Implement dist_rand for dislnorm and disexp

[linzhp]

@csgillespie

Please review. Specifically, please confirm my use of m$pars in disexp$dis_rand is correct.

Thanks!

[csgillespie]

Thanks for the request.

A couple of suggestions/comments before merging:

• Your use of m$pars is correct
• Don't grow your vector as this is very inefficient. So have result = numeric(n)
• In the lognormal RNG, it should be log(m$xmin -0.5) since we are discretising the distribution.
• For the exponential random numbers, a non-rejection algorithm is more efficient.

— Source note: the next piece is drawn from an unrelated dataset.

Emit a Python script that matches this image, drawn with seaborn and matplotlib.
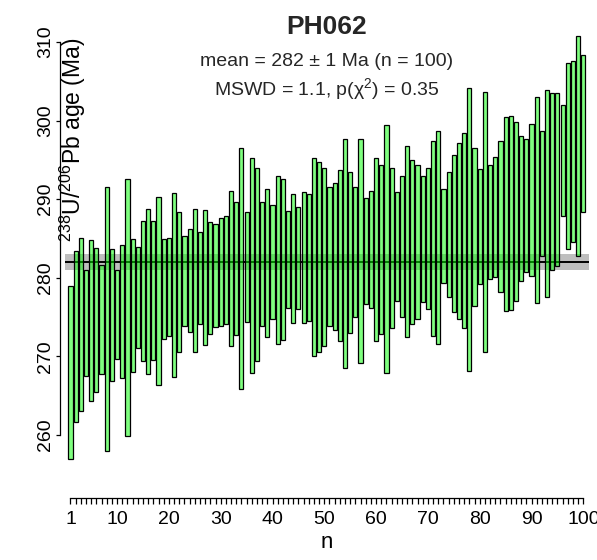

I think,

u = runif(n, 0, exp(-m$pars*(m$xmin-0.5)))
-log(u)/m*pars

will work - I just rearranged the standard exponential random number algorithm.

What do you think?

[linzhp]

Thanks for the comments. I will address them and update the pull request.

Question: in the lognormal RNG, wouldn't min <- round(log(m$xmin)) be better than min <- log(m$xmin -0.5)?

[csgillespie]

I think you're correct about rounding xmin. A couple of other points I just thought of:

1. Check your RNGs by simulating a large number of times and comparing to the exact pdf - dist_pdf
2. For the lognormal example, if we simulate n values on average we will discard plnorm(xmin-0.5, m$pars[1],m$pars[2], lower.tail=TRUE) So simulate (something like)

ceiling(n/plnorm(m$xmin-0.5,  m$pars[1],m$pars[2], lower.tail=FALSE))

[linzhp]

I've updated the pull request according to your suggestions. However, I don't understand what

ceiling(n/plnorm(m$xmin-0.5,  m$pars[1],m$pars[2], lower.tail=FALSE))

does.

I used

r<-dist_rand(exponential, 1000)
plot(density(r, from=min(r)))
curve(dexp(x, exponential$pars), from=min(r), to=max(r))

to visually compare the two pdfs